Set exercise:
Reproduce the data below in full and exclude every picture.
▽
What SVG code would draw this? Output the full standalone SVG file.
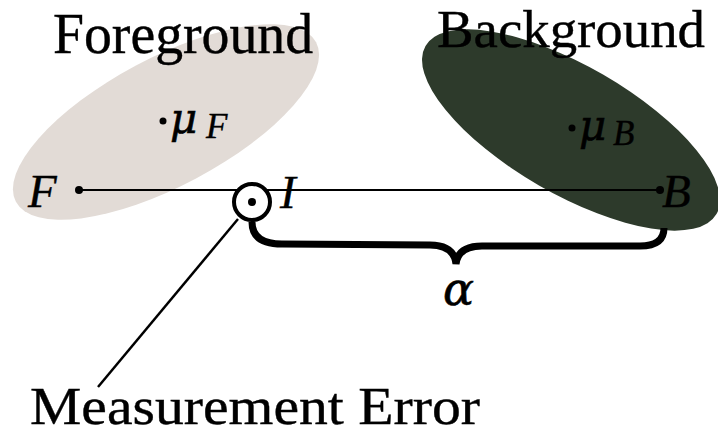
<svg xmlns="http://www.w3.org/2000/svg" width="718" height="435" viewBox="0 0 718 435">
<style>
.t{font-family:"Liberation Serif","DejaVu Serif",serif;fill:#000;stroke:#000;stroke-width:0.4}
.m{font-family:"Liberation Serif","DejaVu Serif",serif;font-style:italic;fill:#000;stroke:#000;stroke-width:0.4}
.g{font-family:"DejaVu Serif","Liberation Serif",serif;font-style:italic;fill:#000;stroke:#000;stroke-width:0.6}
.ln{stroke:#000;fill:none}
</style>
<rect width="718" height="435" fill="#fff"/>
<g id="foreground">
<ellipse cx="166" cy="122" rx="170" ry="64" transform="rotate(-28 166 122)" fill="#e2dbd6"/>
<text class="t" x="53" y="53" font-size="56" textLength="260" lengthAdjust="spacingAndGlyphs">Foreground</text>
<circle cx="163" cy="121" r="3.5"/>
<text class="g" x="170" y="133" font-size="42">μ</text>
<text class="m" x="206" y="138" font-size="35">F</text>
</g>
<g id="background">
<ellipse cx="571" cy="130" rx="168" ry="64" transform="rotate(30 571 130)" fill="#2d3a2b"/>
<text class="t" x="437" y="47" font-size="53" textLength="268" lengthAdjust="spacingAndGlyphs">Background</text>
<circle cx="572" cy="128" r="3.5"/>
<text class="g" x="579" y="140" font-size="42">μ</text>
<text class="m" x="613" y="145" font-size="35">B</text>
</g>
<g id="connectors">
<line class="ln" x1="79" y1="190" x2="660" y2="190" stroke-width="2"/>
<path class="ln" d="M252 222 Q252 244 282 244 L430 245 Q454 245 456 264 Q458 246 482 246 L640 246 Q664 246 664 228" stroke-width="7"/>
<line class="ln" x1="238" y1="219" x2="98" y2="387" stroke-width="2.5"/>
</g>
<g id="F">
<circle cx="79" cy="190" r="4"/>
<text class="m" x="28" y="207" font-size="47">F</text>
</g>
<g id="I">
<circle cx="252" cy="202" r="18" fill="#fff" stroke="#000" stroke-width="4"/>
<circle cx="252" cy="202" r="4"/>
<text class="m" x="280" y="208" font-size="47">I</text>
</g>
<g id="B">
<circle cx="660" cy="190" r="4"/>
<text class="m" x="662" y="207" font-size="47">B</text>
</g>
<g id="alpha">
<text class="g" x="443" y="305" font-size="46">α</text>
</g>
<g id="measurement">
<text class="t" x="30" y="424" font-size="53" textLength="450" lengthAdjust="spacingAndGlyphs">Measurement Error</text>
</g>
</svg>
△
Result:
What SVG code would draw this? Output the full standalone SVG file.
<svg xmlns="http://www.w3.org/2000/svg" width="718" height="435" viewBox="0 0 718 435">
<style>
.t{font-family:"Liberation Serif","DejaVu Serif",serif;fill:#000;stroke:#000;stroke-width:0.4}
.m{font-family:"Liberation Serif","DejaVu Serif",serif;font-style:italic;fill:#000;stroke:#000;stroke-width:0.4}
.g{font-family:"DejaVu Serif","Liberation Serif",serif;font-style:italic;fill:#000;stroke:#000;stroke-width:0.6}
.ln{stroke:#000;fill:none}
</style>
<rect width="718" height="435" fill="#fff"/>
<g id="foreground">
<ellipse cx="166" cy="122" rx="170" ry="64" transform="rotate(-28 166 122)" fill="#e2dbd6"/>
<text class="t" x="53" y="53" font-size="56" textLength="260" lengthAdjust="spacingAndGlyphs">Foreground</text>
<circle cx="163" cy="121" r="3.5"/>
<text class="g" x="170" y="133" font-size="42">μ</text>
<text class="m" x="206" y="138" font-size="35">F</text>
</g>
<g id="background">
<ellipse cx="571" cy="130" rx="168" ry="64" transform="rotate(30 571 130)" fill="#2d3a2b"/>
<text class="t" x="437" y="47" font-size="53" textLength="268" lengthAdjust="spacingAndGlyphs">Background</text>
<circle cx="572" cy="128" r="3.5"/>
<text class="g" x="579" y="140" font-size="42">μ</text>
<text class="m" x="613" y="145" font-size="35">B</text>
</g>
<g id="connectors">
<line class="ln" x1="79" y1="190" x2="660" y2="190" stroke-width="2"/>
<path class="ln" d="M252 222 Q252 244 282 244 L430 245 Q454 245 456 264 Q458 246 482 246 L640 246 Q664 246 664 228" stroke-width="7"/>
<line class="ln" x1="238" y1="219" x2="98" y2="387" stroke-width="2.5"/>
</g>
<g id="F">
<circle cx="79" cy="190" r="4"/>
<text class="m" x="28" y="207" font-size="47">F</text>
</g>
<g id="I">
<circle cx="252" cy="202" r="18" fill="#fff" stroke="#000" stroke-width="4"/>
<circle cx="252" cy="202" r="4"/>
<text class="m" x="280" y="208" font-size="47">I</text>
</g>
<g id="B">
<circle cx="660" cy="190" r="4"/>
<text class="m" x="662" y="207" font-size="47">B</text>
</g>
<g id="alpha">
<text class="g" x="443" y="305" font-size="46">α</text>
</g>
<g id="measurement">
<text class="t" x="30" y="424" font-size="53" textLength="450" lengthAdjust="spacingAndGlyphs">Measurement Error</text>
</g>
</svg>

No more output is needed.